Say we have an equation
$\lambda_{\epsilon}(s)=-\frac{1}{\pi s^2}\ln(1-\epsilon)$
$\forall s\in (0,(M \mathcal{k})^{-\frac{1}{\alpha}})$
where $s$ can be obtained by $s=(M \mathcal{k})^{-\frac{1}{\alpha}}$
How can we simplify the equation
$\lambda_{\epsilon}(s)=-\frac{1}{\pi}(M \mathcal{k})^{\frac{2}{\alpha}}\ln(1-\epsilon)$
into
$\lambda_{\epsilon}(s)=\frac{1}{\pi}(M \mathcal{k})^{\frac{2}{\alpha}}\epsilon + \Theta(\epsilon^2)$
Is it using Sterling approximation to get the asymptotic order expression?
Can someone teach me or give some hints regarding how we can simplify that equation
It's just using a Taylor series expansion of $\ln(1-\epsilon)$.

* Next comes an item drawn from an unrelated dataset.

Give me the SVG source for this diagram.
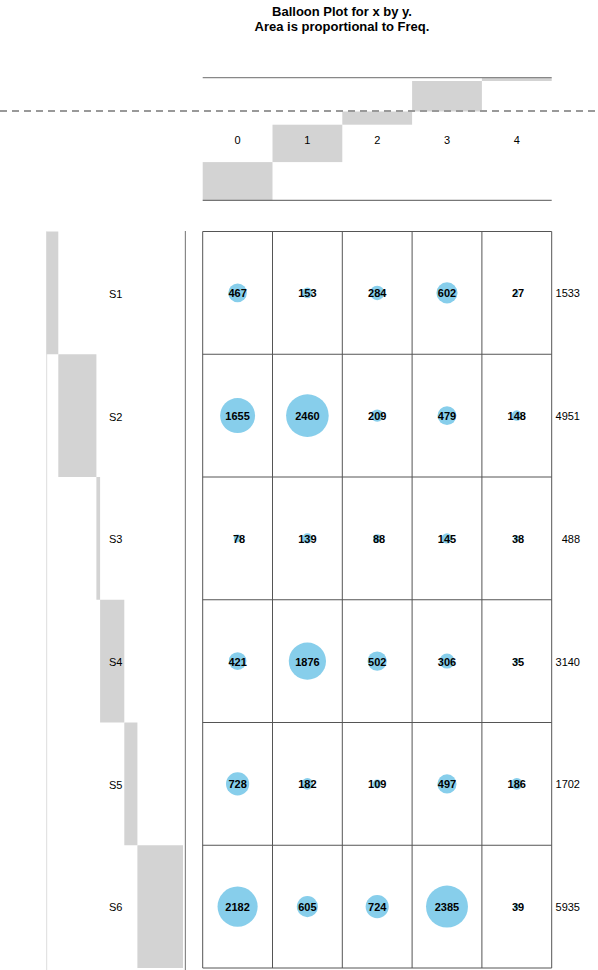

The Taylor series expansion is
$$\ln(1-x)=-\sum\limits_{n=1}^\infty \frac{x^n}{n}$$
Hence we have
$$\begin{align} \lambda_{\epsilon}(s)&=-\frac{1}{\pi}(M \mathcal{k})^{\frac{2}{\alpha}}\ln(1-\epsilon) \\&=\frac{1}{\pi}(M \mathcal{k})^{\frac{2}{\alpha}}\sum\limits_{n=1}^\infty \frac{\epsilon^n}{n} \\&=\frac{1}{\pi}(M \mathcal{k})^{\frac{2}{\alpha}}\epsilon+\frac{1}{\pi}(M \mathcal{k})^{\frac{2}{\alpha}}\sum\limits_{n=2}^\infty \frac{\epsilon^n}{n} \\&=\frac{1}{\pi}(M \mathcal{k})^{\frac{2}{\alpha}}\epsilon+\epsilon^2\frac{1}{\pi}(M \mathcal{k})^{\frac{2}{\alpha}}\sum\limits_{n=0}^\infty \frac{\epsilon^{n}}{n+2} \\&=\frac{1}{\pi}(M \mathcal{k})^{\frac{2}{\alpha}}\epsilon+\Theta\left(\epsilon^2\right) \end{align}$$